━━ DATA LISTING ━━
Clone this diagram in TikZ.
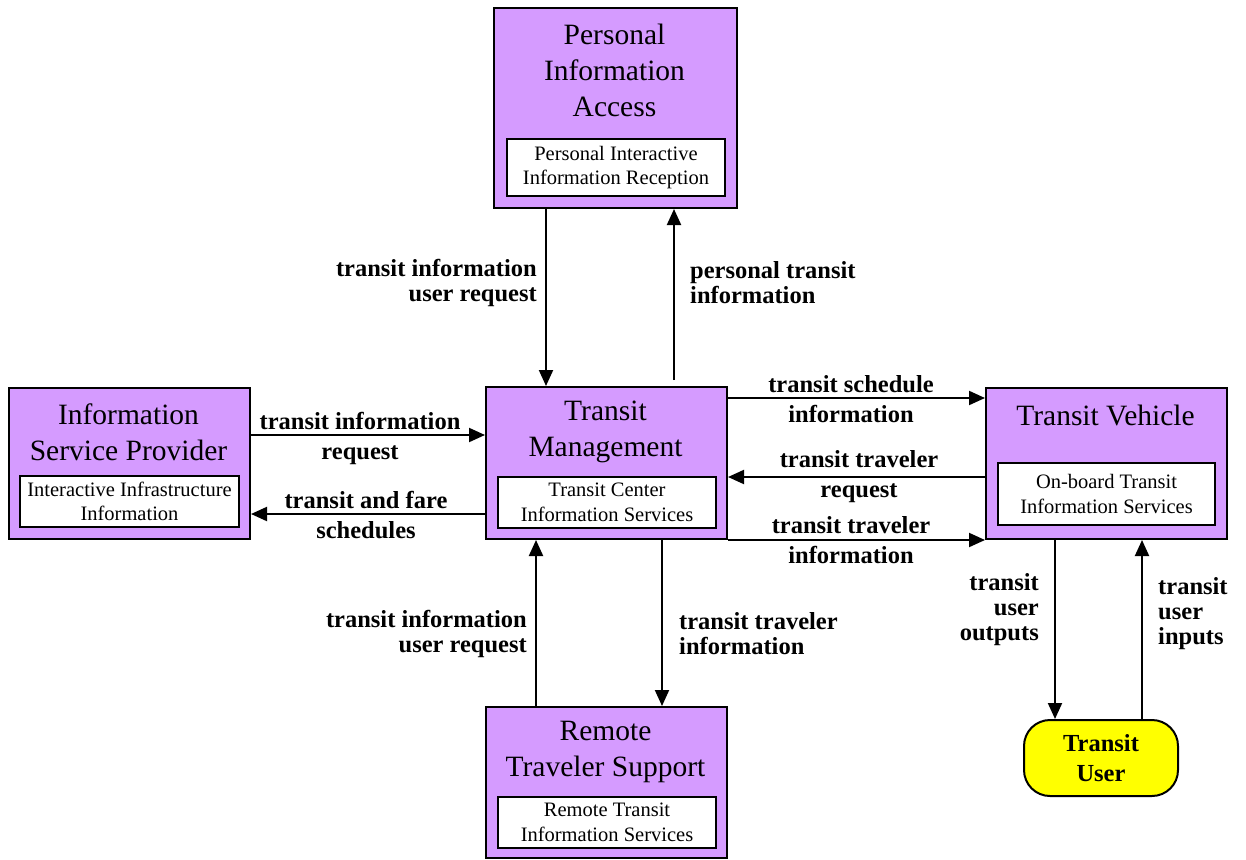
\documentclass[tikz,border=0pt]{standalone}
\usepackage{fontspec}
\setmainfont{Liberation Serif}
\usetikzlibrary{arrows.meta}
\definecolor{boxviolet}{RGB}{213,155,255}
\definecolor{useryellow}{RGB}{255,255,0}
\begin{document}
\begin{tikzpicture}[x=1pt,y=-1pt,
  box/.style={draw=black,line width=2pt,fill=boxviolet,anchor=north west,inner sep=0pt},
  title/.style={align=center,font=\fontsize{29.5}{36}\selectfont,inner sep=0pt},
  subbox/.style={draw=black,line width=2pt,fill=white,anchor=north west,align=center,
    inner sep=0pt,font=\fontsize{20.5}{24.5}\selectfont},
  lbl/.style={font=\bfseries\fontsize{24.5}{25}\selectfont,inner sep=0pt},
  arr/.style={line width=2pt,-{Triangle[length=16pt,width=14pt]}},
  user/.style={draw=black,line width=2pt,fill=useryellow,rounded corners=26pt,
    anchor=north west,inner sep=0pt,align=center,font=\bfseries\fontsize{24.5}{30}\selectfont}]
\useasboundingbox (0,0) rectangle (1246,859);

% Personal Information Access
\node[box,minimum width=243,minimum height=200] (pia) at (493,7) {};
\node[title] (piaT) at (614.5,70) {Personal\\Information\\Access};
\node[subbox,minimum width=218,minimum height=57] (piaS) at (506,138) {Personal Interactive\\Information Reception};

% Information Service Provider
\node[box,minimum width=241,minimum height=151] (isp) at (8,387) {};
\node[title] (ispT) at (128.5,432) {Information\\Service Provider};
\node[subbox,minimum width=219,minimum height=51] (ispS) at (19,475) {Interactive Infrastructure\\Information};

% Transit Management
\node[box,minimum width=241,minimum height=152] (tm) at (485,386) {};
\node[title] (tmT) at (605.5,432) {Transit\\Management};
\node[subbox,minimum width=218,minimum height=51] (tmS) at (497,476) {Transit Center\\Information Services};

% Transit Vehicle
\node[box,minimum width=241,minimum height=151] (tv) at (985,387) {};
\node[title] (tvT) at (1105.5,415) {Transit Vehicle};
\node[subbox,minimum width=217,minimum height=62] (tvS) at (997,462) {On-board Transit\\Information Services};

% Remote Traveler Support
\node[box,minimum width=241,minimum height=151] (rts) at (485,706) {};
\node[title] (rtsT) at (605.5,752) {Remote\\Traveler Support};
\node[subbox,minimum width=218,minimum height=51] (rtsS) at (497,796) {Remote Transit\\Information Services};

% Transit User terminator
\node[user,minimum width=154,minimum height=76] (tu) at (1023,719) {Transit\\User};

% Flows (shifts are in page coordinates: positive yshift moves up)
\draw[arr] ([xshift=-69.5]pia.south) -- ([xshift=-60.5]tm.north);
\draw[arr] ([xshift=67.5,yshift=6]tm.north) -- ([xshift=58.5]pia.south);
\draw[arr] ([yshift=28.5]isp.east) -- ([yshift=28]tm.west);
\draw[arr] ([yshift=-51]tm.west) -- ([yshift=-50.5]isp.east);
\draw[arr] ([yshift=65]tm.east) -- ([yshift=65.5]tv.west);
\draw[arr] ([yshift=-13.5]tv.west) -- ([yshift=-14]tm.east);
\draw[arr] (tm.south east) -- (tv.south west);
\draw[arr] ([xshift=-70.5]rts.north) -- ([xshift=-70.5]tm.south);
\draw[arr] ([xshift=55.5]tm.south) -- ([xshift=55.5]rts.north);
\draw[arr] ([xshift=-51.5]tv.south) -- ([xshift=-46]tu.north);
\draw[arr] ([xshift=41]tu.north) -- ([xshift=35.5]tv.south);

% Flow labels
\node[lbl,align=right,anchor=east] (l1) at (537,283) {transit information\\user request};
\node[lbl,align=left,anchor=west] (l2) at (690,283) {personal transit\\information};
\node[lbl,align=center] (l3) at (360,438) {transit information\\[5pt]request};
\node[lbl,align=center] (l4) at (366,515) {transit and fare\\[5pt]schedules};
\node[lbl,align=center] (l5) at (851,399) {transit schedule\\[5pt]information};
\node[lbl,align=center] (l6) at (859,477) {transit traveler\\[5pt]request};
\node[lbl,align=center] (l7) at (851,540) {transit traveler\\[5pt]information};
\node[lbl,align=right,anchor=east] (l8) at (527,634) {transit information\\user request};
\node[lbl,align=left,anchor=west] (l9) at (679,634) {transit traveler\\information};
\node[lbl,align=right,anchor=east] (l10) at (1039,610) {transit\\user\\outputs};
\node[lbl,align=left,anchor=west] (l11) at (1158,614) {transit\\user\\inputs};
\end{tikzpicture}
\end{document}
━━━
━━ DATA LISTING ━━
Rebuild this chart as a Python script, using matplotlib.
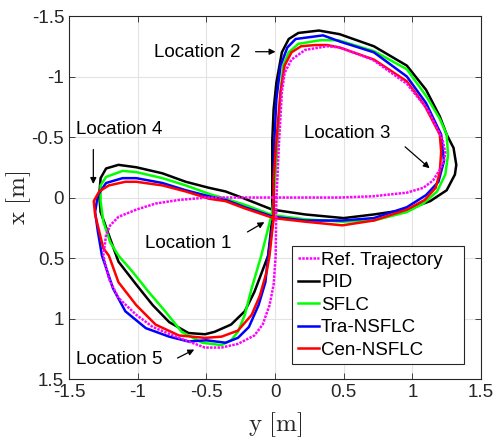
━━━
━━ DATA LISTING ━━
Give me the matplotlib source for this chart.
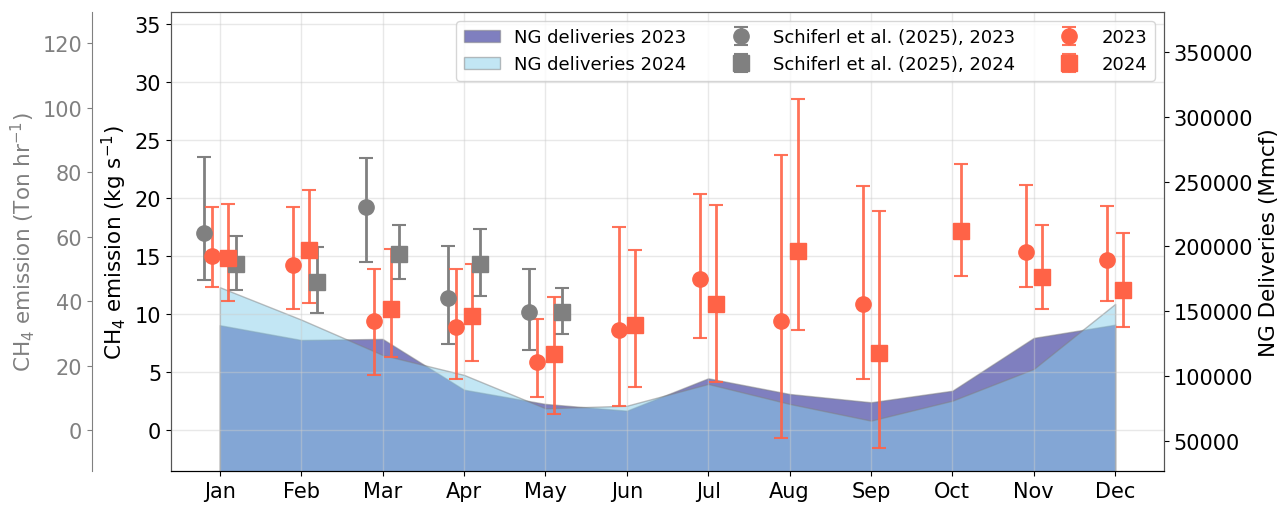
━━━
EXERCISE DESCRIPTION — Only the lines between the line with "Clone this diagram in TikZ." and the line with "width=218,minimum height=51] (rtsS)", inclusive, should be reproduced, exactly as written and without pictures.

CORRECT OUTPUT —
Clone this diagram in TikZ.
\documentclass[tikz,border=0pt]{standalone}
\usepackage{fontspec}
\setmainfont{Liberation Serif}
\usetikzlibrary{arrows.meta}
\definecolor{boxviolet}{RGB}{213,155,255}
\definecolor{useryellow}{RGB}{255,255,0}
\begin{document}
\begin{tikzpicture}[x=1pt,y=-1pt,
  box/.style={draw=black,line width=2pt,fill=boxviolet,anchor=north west,inner sep=0pt},
  title/.style={align=center,font=\fontsize{29.5}{36}\selectfont,inner sep=0pt},
  subbox/.style={draw=black,line width=2pt,fill=white,anchor=north west,align=center,
    inner sep=0pt,font=\fontsize{20.5}{24.5}\selectfont},
  lbl/.style={font=\bfseries\fontsize{24.5}{25}\selectfont,inner sep=0pt},
  arr/.style={line width=2pt,-{Triangle[length=16pt,width=14pt]}},
  user/.style={draw=black,line width=2pt,fill=useryellow,rounded corners=26pt,
    anchor=north west,inner sep=0pt,align=center,font=\bfseries\fontsize{24.5}{30}\selectfont}]
\useasboundingbox (0,0) rectangle (1246,859);

% Personal Information Access
\node[box,minimum width=243,minimum height=200] (pia) at (493,7) {};
\node[title] (piaT) at (614.5,70) {Personal\\Information\\Access};
\node[subbox,minimum width=218,minimum height=57] (piaS) at (506,138) {Personal Interactive\\Information Reception};

% Information Service Provider
\node[box,minimum width=241,minimum height=151] (isp) at (8,387) {};
\node[title] (ispT) at (128.5,432) {Information\\Service Provider};
\node[subbox,minimum width=219,minimum height=51] (ispS) at (19,475) {Interactive Infrastructure\\Information};

% Transit Management
\node[box,minimum width=241,minimum height=152] (tm) at (485,386) {};
\node[title] (tmT) at (605.5,432) {Transit\\Management};
\node[subbox,minimum width=218,minimum height=51] (tmS) at (497,476) {Transit Center\\Information Services};

% Transit Vehicle
\node[box,minimum width=241,minimum height=151] (tv) at (985,387) {};
\node[title] (tvT) at (1105.5,415) {Transit Vehicle};
\node[subbox,minimum width=217,minimum height=62] (tvS) at (997,462) {On-board Transit\\Information Services};

% Remote Traveler Support
\node[box,minimum width=241,minimum height=151] (rts) at (485,706) {};
\node[title] (rtsT) at (605.5,752) {Remote\\Traveler Support};
\node[subbox,minimum width=218,minimum height=51] (rtsS) at (497,796) {Remote Transit\\Information Services};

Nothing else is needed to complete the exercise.